Data lines —
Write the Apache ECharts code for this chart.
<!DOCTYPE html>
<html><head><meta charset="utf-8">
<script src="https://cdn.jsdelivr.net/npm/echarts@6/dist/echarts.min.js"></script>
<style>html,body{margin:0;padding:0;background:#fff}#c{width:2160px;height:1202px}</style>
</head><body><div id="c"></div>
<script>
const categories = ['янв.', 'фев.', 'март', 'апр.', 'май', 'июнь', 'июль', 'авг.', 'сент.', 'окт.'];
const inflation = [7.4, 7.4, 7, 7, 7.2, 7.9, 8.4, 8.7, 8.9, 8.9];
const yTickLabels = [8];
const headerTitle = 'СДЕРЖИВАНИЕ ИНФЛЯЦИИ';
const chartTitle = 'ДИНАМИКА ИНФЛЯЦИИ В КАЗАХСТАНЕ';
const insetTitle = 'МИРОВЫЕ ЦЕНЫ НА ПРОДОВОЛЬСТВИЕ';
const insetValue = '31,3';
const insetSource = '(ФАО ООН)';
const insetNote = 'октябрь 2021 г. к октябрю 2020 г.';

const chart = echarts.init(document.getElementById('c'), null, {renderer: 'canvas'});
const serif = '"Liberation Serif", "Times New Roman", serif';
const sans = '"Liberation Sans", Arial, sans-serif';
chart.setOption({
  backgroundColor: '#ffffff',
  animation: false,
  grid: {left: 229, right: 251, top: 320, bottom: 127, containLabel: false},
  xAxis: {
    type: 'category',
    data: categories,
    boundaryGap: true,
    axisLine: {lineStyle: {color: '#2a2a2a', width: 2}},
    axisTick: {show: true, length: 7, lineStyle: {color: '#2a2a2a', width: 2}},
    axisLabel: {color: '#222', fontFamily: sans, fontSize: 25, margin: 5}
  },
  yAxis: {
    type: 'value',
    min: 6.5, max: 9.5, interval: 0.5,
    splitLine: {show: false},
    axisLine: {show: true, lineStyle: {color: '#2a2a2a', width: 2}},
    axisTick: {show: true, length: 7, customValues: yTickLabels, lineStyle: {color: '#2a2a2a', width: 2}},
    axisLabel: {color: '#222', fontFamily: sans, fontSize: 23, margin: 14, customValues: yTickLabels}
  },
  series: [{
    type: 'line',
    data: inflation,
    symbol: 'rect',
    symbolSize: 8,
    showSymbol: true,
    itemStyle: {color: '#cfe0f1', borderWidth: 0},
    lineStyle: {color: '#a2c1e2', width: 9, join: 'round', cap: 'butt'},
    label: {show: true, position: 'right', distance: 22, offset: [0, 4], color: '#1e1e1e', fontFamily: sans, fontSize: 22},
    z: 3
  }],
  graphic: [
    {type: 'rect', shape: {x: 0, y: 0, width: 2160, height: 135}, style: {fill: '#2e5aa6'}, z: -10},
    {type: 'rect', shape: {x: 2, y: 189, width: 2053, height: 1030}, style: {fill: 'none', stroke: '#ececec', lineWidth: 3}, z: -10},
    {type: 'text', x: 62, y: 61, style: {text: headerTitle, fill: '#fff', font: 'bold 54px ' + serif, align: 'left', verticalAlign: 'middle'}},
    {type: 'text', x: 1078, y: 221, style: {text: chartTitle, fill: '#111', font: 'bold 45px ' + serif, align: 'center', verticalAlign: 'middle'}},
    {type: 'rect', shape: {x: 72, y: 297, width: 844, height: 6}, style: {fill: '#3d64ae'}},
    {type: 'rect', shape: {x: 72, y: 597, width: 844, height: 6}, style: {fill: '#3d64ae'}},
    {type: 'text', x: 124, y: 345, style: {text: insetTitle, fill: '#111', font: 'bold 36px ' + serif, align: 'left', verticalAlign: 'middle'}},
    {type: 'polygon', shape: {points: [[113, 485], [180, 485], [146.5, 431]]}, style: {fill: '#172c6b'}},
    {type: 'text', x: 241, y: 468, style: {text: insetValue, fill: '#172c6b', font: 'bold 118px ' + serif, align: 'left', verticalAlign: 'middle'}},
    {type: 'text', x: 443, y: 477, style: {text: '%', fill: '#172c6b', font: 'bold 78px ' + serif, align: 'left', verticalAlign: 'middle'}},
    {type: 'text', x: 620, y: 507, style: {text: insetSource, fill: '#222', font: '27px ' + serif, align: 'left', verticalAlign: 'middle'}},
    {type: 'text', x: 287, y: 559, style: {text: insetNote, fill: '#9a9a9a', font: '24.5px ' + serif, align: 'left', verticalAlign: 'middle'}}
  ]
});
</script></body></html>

Objective —
Reproduce the complete set of lines precisely as supplied.

Final result —
Write the Apache ECharts code for this chart.
<!DOCTYPE html>
<html><head><meta charset="utf-8">
<script src="https://cdn.jsdelivr.net/npm/echarts@6/dist/echarts.min.js"></script>
<style>html,body{margin:0;padding:0;background:#fff}#c{width:2160px;height:1202px}</style>
</head><body><div id="c"></div>
<script>
const categories = ['янв.', 'фев.', 'март', 'апр.', 'май', 'июнь', 'июль', 'авг.', 'сент.', 'окт.'];
const inflation = [7.4, 7.4, 7, 7, 7.2, 7.9, 8.4, 8.7, 8.9, 8.9];
const yTickLabels = [8];
const headerTitle = 'СДЕРЖИВАНИЕ ИНФЛЯЦИИ';
const chartTitle = 'ДИНАМИКА ИНФЛЯЦИИ В КАЗАХСТАНЕ';
const insetTitle = 'МИРОВЫЕ ЦЕНЫ НА ПРОДОВОЛЬСТВИЕ';
const insetValue = '31,3';
const insetSource = '(ФАО ООН)';
const insetNote = 'октябрь 2021 г. к октябрю 2020 г.';

const chart = echarts.init(document.getElementById('c'), null, {renderer: 'canvas'});
const serif = '"Liberation Serif", "Times New Roman", serif';
const sans = '"Liberation Sans", Arial, sans-serif';
chart.setOption({
  backgroundColor: '#ffffff',
  animation: false,
  grid: {left: 229, right: 251, top: 320, bottom: 127, containLabel: false},
  xAxis: {
    type: 'category',
    data: categories,
    boundaryGap: true,
    axisLine: {lineStyle: {color: '#2a2a2a', width: 2}},
    axisTick: {show: true, length: 7, lineStyle: {color: '#2a2a2a', width: 2}},
    axisLabel: {color: '#222', fontFamily: sans, fontSize: 25, margin: 5}
  },
  yAxis: {
    type: 'value',
    min: 6.5, max: 9.5, interval: 0.5,
    splitLine: {show: false},
    axisLine: {show: true, lineStyle: {color: '#2a2a2a', width: 2}},
    axisTick: {show: true, length: 7, customValues: yTickLabels, lineStyle: {color: '#2a2a2a', width: 2}},
    axisLabel: {color: '#222', fontFamily: sans, fontSize: 23, margin: 14, customValues: yTickLabels}
  },
  series: [{
    type: 'line',
    data: inflation,
    symbol: 'rect',
    symbolSize: 8,
    showSymbol: true,
    itemStyle: {color: '#cfe0f1', borderWidth: 0},
    lineStyle: {color: '#a2c1e2', width: 9, join: 'round', cap: 'butt'},
    label: {show: true, position: 'right', distance: 22, offset: [0, 4], color: '#1e1e1e', fontFamily: sans, fontSize: 22},
    z: 3
  }],
  graphic: [
    {type: 'rect', shape: {x: 0, y: 0, width: 2160, height: 135}, style: {fill: '#2e5aa6'}, z: -10},
    {type: 'rect', shape: {x: 2, y: 189, width: 2053, height: 1030}, style: {fill: 'none', stroke: '#ececec', lineWidth: 3}, z: -10},
    {type: 'text', x: 62, y: 61, style: {text: headerTitle, fill: '#fff', font: 'bold 54px ' + serif, align: 'left', verticalAlign: 'middle'}},
    {type: 'text', x: 1078, y: 221, style: {text: chartTitle, fill: '#111', font: 'bold 45px ' + serif, align: 'center', verticalAlign: 'middle'}},
    {type: 'rect', shape: {x: 72, y: 297, width: 844, height: 6}, style: {fill: '#3d64ae'}},
    {type: 'rect', shape: {x: 72, y: 597, width: 844, height: 6}, style: {fill: '#3d64ae'}},
    {type: 'text', x: 124, y: 345, style: {text: insetTitle, fill: '#111', font: 'bold 36px ' + serif, align: 'left', verticalAlign: 'middle'}},
    {type: 'polygon', shape: {points: [[113, 485], [180, 485], [146.5, 431]]}, style: {fill: '#172c6b'}},
    {type: 'text', x: 241, y: 468, style: {text: insetValue, fill: '#172c6b', font: 'bold 118px ' + serif, align: 'left', verticalAlign: 'middle'}},
    {type: 'text', x: 443, y: 477, style: {text: '%', fill: '#172c6b', font: 'bold 78px ' + serif, align: 'left', verticalAlign: 'middle'}},
    {type: 'text', x: 620, y: 507, style: {text: insetSource, fill: '#222', font: '27px ' + serif, align: 'left', verticalAlign: 'middle'}},
    {type: 'text', x: 287, y: 559, style: {text: insetNote, fill: '#9a9a9a', font: '24.5px ' + serif, align: 'left', verticalAlign: 'middle'}}
  ]
});
</script></body></html>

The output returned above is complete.